Soutien de la junte aux premières heures du coup d’État, Choguel Maïga en aura été le porte-parole avec ses mots agressifs contre la France. Longtemps exposé à la tribune de l’ONU, dans les médias, toujours dans sa traditionnelle tenue de civil, il aura aussi légitimé le régime des colonels un peu trop kaki, fédérant les uns et les autres, les déçus et les opposants de feu IBK. Remplacé un temps par un Premier ministre intérimaire, il est toutefois reconduit dans ses fonctions le 1er juillet 2023 ; mais, dix-sept jours plus tard, il déclare, à Mopti : « Tous ceux qui nous soutiennent aujourd’hui, s’ils n’ont pas à manger demain, sont les mêmes qui vont prendre des cailloux pour nous renvoyer. Les discours patriotiques et nationalistes peuvent tenir un an, deux, trois ans. […] Sur la durée, c’est l’économie qui tient. »

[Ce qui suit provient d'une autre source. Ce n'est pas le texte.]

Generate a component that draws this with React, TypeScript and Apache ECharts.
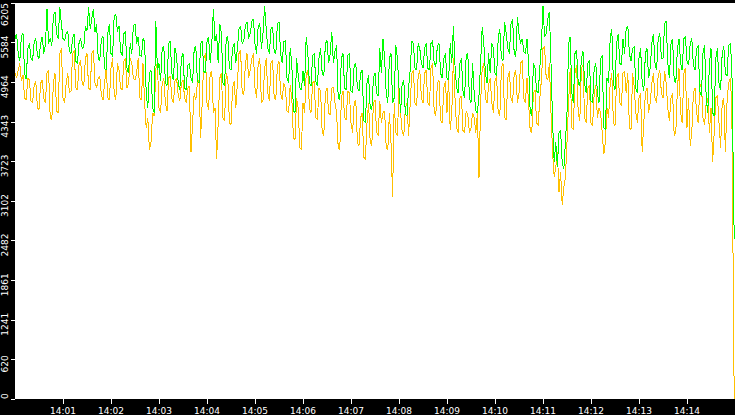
import { useEffect, useRef } from 'react';
import * as echarts from 'echarts';

// samples every 2 s from 14:00:00, last sample at 14:14:59
const sampleStep = 2;
const lastSampleTime = 899;

const greenValues = [
  5645, 5725, 5414, 5290, 5694, 5725, 5104, 5011, 5492, 5570, 5337, 5306, 5601, 5647, 5383, 5337, 5570, 5678, 5414, 5539,
  6112, 5570, 5647, 5539, 6004, 6066, 5725, 5647, 6143, 5880, 5647, 5616, 5725, 5756, 5445, 5414, 5647, 5725, 5290, 5259,
  5570, 5647, 5492, 5523, 5849, 5771, 6143, 5802, 5957, 6112, 5756, 5880, 5337, 5306, 5647, 5678, 5182, 5151, 5725, 5880,
  5414, 5368, 6004, 6035, 5756, 5849, 5445, 5383, 5725, 5756, 5182, 5104, 5570, 5414, 5849, 5880, 5570, 5678, 5383, 5368,
  5647, 5601, 4794, 4561, 5104, 5151, 4561, 4484, 5926, 5151, 5259, 4980, 5492, 5523, 4949, 4903, 5570, 5616, 5104, 4996,
  5492, 5383, 4949, 4841, 5337, 5414, 4872, 4841, 5228, 5259, 5027, 4949, 5492, 5523, 4980, 4949, 5570, 5616, 5135, 5104,
  5601, 5678, 5259, 5570, 6112, 5616, 5725, 5259, 5880, 5725, 4949, 4903, 5647, 5678, 5182, 5151, 5492, 5570, 5259, 5492,
  5802, 5849, 5570, 5616, 5849, 5911, 5647, 5725, 5911, 5957, 5570, 5414, 5849, 5880, 5492, 5725, 6159, 5802, 5492, 5414,
  5802, 5833, 5445, 5414, 5880, 5911, 5414, 5259, 5601, 5616, 5027, 4949, 5492, 5259, 4515, 4484, 5337, 5073, 4872, 4841,
  5135, 4903, 5678, 5414, 4949, 4903, 5383, 5414, 4980, 4903, 5337, 5492, 5104, 5058, 5570, 5616, 5259, 5414, 5756, 5259,
  5445, 5539, 4717, 4686, 5337, 5414, 4872, 4841, 5383, 5414, 4825, 4794, 5228, 5259, 4872, 4825, 5104, 5151, 4360, 4329,
  4949, 5073, 4561, 4530, 5027, 5104, 4794, 4748, 5492, 5104, 5647, 5337, 4794, 4639, 5337, 5414, 4639, 4717, 5539, 5337,
  4872, 4484, 4949, 4996, 4453, 4437, 4872, 5151, 5616, 5570, 5182, 5151, 5570, 5492, 5259, 5182, 5492, 5570, 5182, 5151,
  5570, 5616, 5259, 5213, 5539, 5570, 5104, 5027, 5337, 5414, 5027, 4996, 5570, 5259, 5849, 5228, 4872, 4794, 5259, 5337,
  4825, 4717, 5383, 5414, 4717, 4639, 5259, 4794, 4515, 4484, 4763, 5259, 5833, 5570, 5104, 4949, 5414, 5104, 5570, 5492,
  5104, 5058, 5647, 5802, 5337, 5306, 5911, 5725, 5492, 5414, 5880, 5957, 5414, 5368, 5988, 5725, 5570, 5647, 5445, 5414,
  5647, 5259, 4484, 4437, 5259, 5182, 4825, 4794, 5182, 5570, 6159, 5678, 5725, 5957, 6066, 5259, 4329, 3708, 4019, 3631,
  4174, 4205, 3708, 3600, 4019, 4484, 5570, 5678, 4794, 4639, 5414, 5461, 4949, 4903, 5337, 5445, 4949, 4794, 5259, 5306,
  4670, 4639, 5182, 5259, 4794, 4639, 5337, 5383, 4251, 4220, 5027, 4949, 5647, 5802, 4949, 4841, 5570, 5725, 5259, 5228,
  5647, 5414, 5802, 5849, 5414, 5290, 5492, 5523, 4872, 4794, 5337, 5492, 4949, 4825, 5414, 5492, 5027, 5182, 5570, 5725,
  5259, 5151, 5647, 5725, 5337, 5337, 5880, 5926, 5259, 5027, 5570, 5647, 4980, 4949, 5492, 5647, 5259, 5151, 5647, 5678,
  5290, 5228, 5570, 5647, 5228, 5151, 5492, 5539, 4825, 4748, 5414, 5539, 4717, 4484, 5259, 5492, 4484, 4437, 5337, 5492,
  4949, 4841, 5414, 5523, 5104, 5058, 5539, 5570, 5259, 2514,
];

const orangeValues = [
  5104, 5027, 5151, 5259, 4980, 5073, 4717, 4686, 5027, 4996, 4670, 4639, 4918, 4980, 4561, 4530, 4949, 4996, 4717, 4639,
  5104, 5151, 4406, 4375, 4949, 5104, 4515, 4484, 5414, 5492, 4717, 4639, 4949, 5104, 4794, 4825, 5414, 5461, 4872, 4841,
  5228, 5306, 4949, 4903, 5337, 5414, 4872, 4841, 5414, 5461, 4949, 4872, 5027, 5058, 4763, 4686, 4949, 5182, 4717, 4686,
  5182, 5337, 4794, 4686, 5259, 5151, 4872, 4841, 5290, 5337, 4872, 4949, 5337, 5259, 5027, 4996, 5104, 5337, 4717, 4686,
  5259, 4639, 4251, 4406, 3895, 4018, 4484, 4437, 5182, 5259, 4561, 4484, 4949, 5027, 4639, 4515, 5027, 5058, 4717, 4639,
  4980, 5027, 4763, 4670, 4949, 4996, 4717, 4639, 4872, 4903, 3863, 4329, 4794, 4686, 4949, 4996, 4096, 4639, 5337, 5414,
  4639, 4530, 5104, 5135, 4484, 4561, 3755, 4329, 5027, 5104, 4406, 4360, 5104, 5027, 4329, 4298, 4872, 4980, 4561, 4949,
  5414, 5461, 4794, 4763, 5259, 5414, 5027, 5151, 5337, 5414, 4872, 4717, 5259, 5337, 4639, 4686, 5182, 5337, 4794, 4670,
  5259, 5306, 4717, 4686, 5228, 5290, 4794, 4686, 4949, 4872, 4515, 4484, 4918, 4717, 4096, 4065, 4717, 4561, 3941, 3910,
  4639, 4484, 5104, 5151, 4561, 4484, 4949, 4980, 4406, 4375, 4872, 4825, 4174, 4127, 4794, 4872, 4484, 4453, 4872, 4887,
  4639, 4484, 3941, 3910, 4717, 4825, 4406, 4375, 4825, 4794, 4329, 4174, 4639, 4686, 4019, 3972, 4406, 4484, 3786, 3755,
  4329, 4639, 4019, 3972, 4639, 4686, 4174, 4127, 4670, 4329, 4484, 4515, 3941, 3910, 4484, 4018, 3166, 4639, 4174, 4127,
  4872, 4484, 4174, 4127, 4561, 4639, 4127, 4639, 5104, 5151, 4639, 4592, 5073, 5151, 4717, 4639, 5104, 5151, 4639, 4592,
  5182, 5259, 4484, 4437, 4949, 4996, 4360, 4329, 4872, 4980, 4484, 5027, 4220, 4484, 5337, 4717, 4251, 4174, 4717, 4748,
  4205, 4174, 4515, 4453, 4174, 4251, 4484, 4406, 4174, 4484, 3460, 4639, 5182, 5259, 4717, 4639, 4918, 5027, 4639, 4484,
  4980, 5058, 4484, 4437, 5182, 5259, 4406, 4375, 5027, 5135, 4717, 4639, 5104, 5151, 4639, 4794, 5259, 5306, 4717, 4639,
  5027, 4639, 4205, 4174, 4794, 4841, 4329, 4282, 4717, 4996, 5492, 5523, 5027, 4996, 5259, 4484, 3863, 3476, 3631, 3863,
  3243, 3553, 3041, 3321, 3476, 4018, 4639, 5182, 4251, 4220, 5104, 5228, 4484, 4360, 5182, 5228, 4406, 4329, 4872, 4918,
  4329, 4282, 4794, 4918, 4406, 4561, 4484, 4174, 3832, 4018, 4561, 4406, 4949, 5104, 4329, 4282, 5027, 5104, 4639, 4592,
  5104, 5135, 4794, 5104, 4251, 4220, 5104, 4903, 4484, 4329, 4717, 4794, 3863, 4329, 4794, 4872, 4484, 4639, 4949, 5104,
  4717, 4639, 5073, 5151, 4794, 4717, 5135, 4949, 4561, 4360, 4717, 4794, 4127, 4174, 4872, 5182, 4484, 4329, 5104, 5182,
  4251, 4717, 3972, 4174, 4794, 4872, 4484, 4329, 4872, 4949, 4406, 4298, 4639, 4717, 4174, 4561, 3708, 4174, 4717, 4763,
  4329, 3941, 4639, 4717, 3863, 4639, 4949, 5027, 4639, 0,
];

const xTickLabels = [
  '14:01', '14:02', '14:03', '14:04', '14:05', '14:06', '14:07',
  '14:08', '14:09', '14:10', '14:11', '14:12', '14:13', '14:14',
];
const xTickSeconds = xTickLabels.map((_, i) => (i + 1) * 60);

const yMax = 6205;
const yStep = 620.5;

const toPoints = (values: number[]) =>
  values.map((v, i) => [i === values.length - 1 ? lastSampleTime : i * sampleStep, v]);

const labelFont = {
  color: '#fff',
  fontSize: 9,
  fontFamily: 'DejaVu Sans',
};

const App = () => {
  const chartRef = useRef<HTMLDivElement>(null);

  useEffect(() => {
    if (!chartRef.current) return;
    const chart = echarts.init(chartRef.current, undefined, { renderer: 'svg' });

    chart.setOption({
      animation: false,
      backgroundColor: '#000',
      grid: {
        left: 15,
        right: 0,
        top: 0,
        bottom: 16,
        show: true,
        backgroundColor: '#fff',
        borderWidth: 0,
      },
      xAxis: {
        type: 'value',
        min: 0,
        max: 900,
        axisLine: { show: false },
        splitLine: { show: false },
        axisTick: {
          show: true,
          length: 5,
          customValues: xTickSeconds,
          lineStyle: { color: '#fff', width: 1 },
        },
        axisLabel: {
          ...labelFont,
          margin: 7,
          customValues: xTickSeconds,
          formatter: (v: number) => xTickLabels[Math.round(v / 60) - 1] ?? '',
        },
      },
      yAxis: {
        type: 'value',
        min: 0,
        max: yMax,
        interval: yStep,
        axisLine: { show: false },
        splitLine: { show: false },
        axisTick: {
          show: true,
          length: 4,
          lineStyle: { color: '#fff', width: 1 },
        },
        axisLabel: {
          ...labelFont,
          rotate: 90,
          margin: 6,
          alignMinLabel: 'left',
          alignMaxLabel: 'right',
          formatter: (v: number) => {
            const text = String(Math.floor(v + 1e-6));
            return v >= yMax - 1 || v <= 0 ? `{edge|${text}}` : `{n|${text}}`;
          },
          rich: {
            n: { ...labelFont, padding: [0, 9, 0, 0] },
            edge: { ...labelFont },
          },
        },
      },
      series: [
        {
          name: 'orange',
          type: 'line',
          data: toPoints(orangeValues),
          showSymbol: false,
          symbol: 'none',
          lineStyle: { color: '#ffc000', width: 1 },
          itemStyle: { color: '#ffc000' },
        },
        {
          name: 'green',
          type: 'line',
          data: toPoints(greenValues),
          showSymbol: false,
          symbol: 'none',
          lineStyle: { color: '#00ff00', width: 1 },
          itemStyle: { color: '#00ff00' },
        },
      ],
    });

    return () => {
      chart.dispose();
    };
  }, []);

  return (
    <div
      ref={chartRef}
      style={{
        position: 'fixed',
        left: 0,
        top: 0,
        width: 735,
        height: 415,
        background: '#000',
        shapeRendering: 'crispEdges',
      }}
    />
  );
};

export default App;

Ces propos cinglants à l’égard de la junte sont ceux d’un homme qui n’a plus rien à espérer du régime : lors du remaniement, Choguel Maïga a conservé son poste, certes, mais il a surtout perdu son influence, les membres de son gouvernement étant uniquement composés de partisans de l’armée. Isolé, il réagit avec une sorte de fatalité, conscient d’être mis à l’écart, de subir un affaiblissement politique important. Ses critiques annoncent une rupture probable avec les colonels, sauf si ces derniers lui redonnent l’estime de naguère. Parce que les Premiers ministres ont une vie politique de courte durée dans les Transitions – Moctar Ouane est resté huit mois chef du gouvernement, et, en Guinée, Mohamed Béovagui a passé dix mois à la Primature  –, Choguel Maïga cherche ainsi à se relancer politiquement.

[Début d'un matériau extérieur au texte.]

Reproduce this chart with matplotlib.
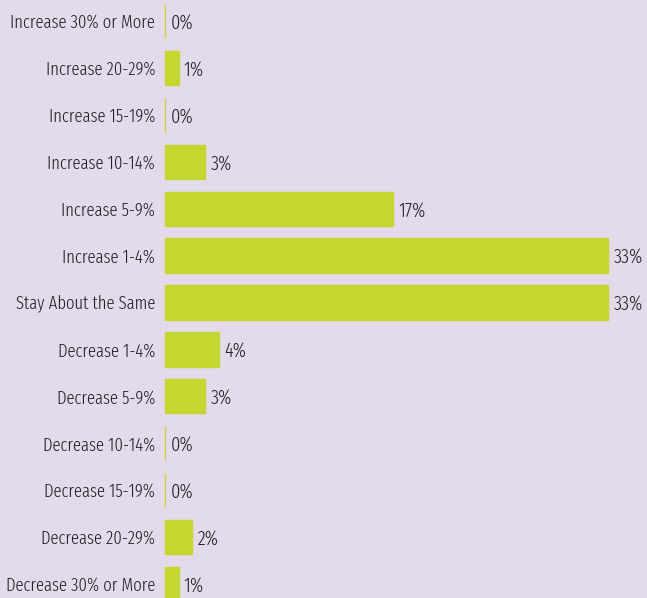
import matplotlib.pyplot as plt
from matplotlib import font_manager

# Data
categories = [
    "Increase 30% or More", "Increase 20-29%", "Increase 15-19%",
    "Increase 10-14%", "Increase 5-9%", "Increase 1-4%",
    "Stay About the Same", "Decrease 1-4%", "Decrease 5-9%",
    "Decrease 10-14%", "Decrease 15-19%", "Decrease 20-29%",
    "Decrease 30% or More",
]
values = [0, 1, 0, 3, 17, 33, 33, 4, 3, 0, 0, 2, 1]

BG = "#E3DBEC"
BAR = "#C4D730"
TXT = "#231F20"


def find_face(keys, avoid, weights):
    for f in font_manager.fontManager.ttflist:
        nm = (f.name + " " + f.fname).lower().replace("-", "").replace(" ", "")
        if any(k in nm for k in keys) and not any(a in nm for a in avoid) \
                and f.weight in weights and f.style == "normal":
            return f.fname
    return None


# the reference uses a very narrow, light type: try the narrowest first
narrow = find_face(["extracondensed"], ["semi", "ultra"], (300, "light"))
if narrow is None:
    narrow = find_face(["extracondensed"], ["semi", "ultra"], (400, "normal", "regular"))
size = 13.1
if narrow is None:
    narrow = find_face(["condensed", "narrow"], ["semi", "extra", "ultra"],
                       (400, "normal", "regular"))
    size = 10.6

if narrow:
    fp = font_manager.FontProperties(fname=narrow, size=size)
    fp_val = font_manager.FontProperties(fname=narrow, size=size + 1.2)
else:
    fp = font_manager.FontProperties(family="DejaVu Sans", size=10)
    fp_val = fp

fig = plt.figure(figsize=(6.47, 5.98), dpi=100, facecolor=BG)
ax = fig.add_axes([0, 0, 1, 1])
ax.set_facecolor(BG)

pos = list(range(len(categories)))
ax.barh(pos, values, height=0.73, color=BAR, edgecolor=BAR, linewidth=1.0)

for i, (cat, v) in enumerate(zip(categories, values)):
    ax.text(-0.75, i + 0.04, cat, ha="right", va="center", fontproperties=fp, color=TXT)
    ax.text(v + 0.4, i + 0.04, f"{v}%", ha="left", va="center", fontproperties=fp_val,
            color=TXT)

ax.set_xlim(-12.3, 35.9)
ax.set_ylim(12.30, -0.45)
ax.axis("off")

fig.savefig("out.png", dpi=100, facecolor=BG)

Sa déclaration vise à menacer la junte d’une dissidence dangereuse pour elle alors que l’élection présidentielle est prévue en février 2024. Fort d’un slogan, l’économie d’abord, Choguel Maïga dénonce la petitesse d’un programme réduit au patriotisme et au nationalisme, idées qui prospèrent en Afrique noire francophone en même temps que la « démocratie sécuritaire », celle qui subordonne la démocratie à l’exigence de sécurité, donc le pouvoir des civils, même désignés par les urnes, à celui des militaires. Le ton comminatoire du Premier ministre a toutefois ses limites : ancien ministre du contesté IBK, comptable de trois années de gouvernance, critiqué par le M5-RFP, dont il fut l’un des dirigeants, Choguel Maïga ne peut espérer mieux que jouer le rôle de troisième homme s’il a l’envie de se présenter à la présidence de la République, et faire de l’ombre au candidat du régime en lui retirant quelques voix.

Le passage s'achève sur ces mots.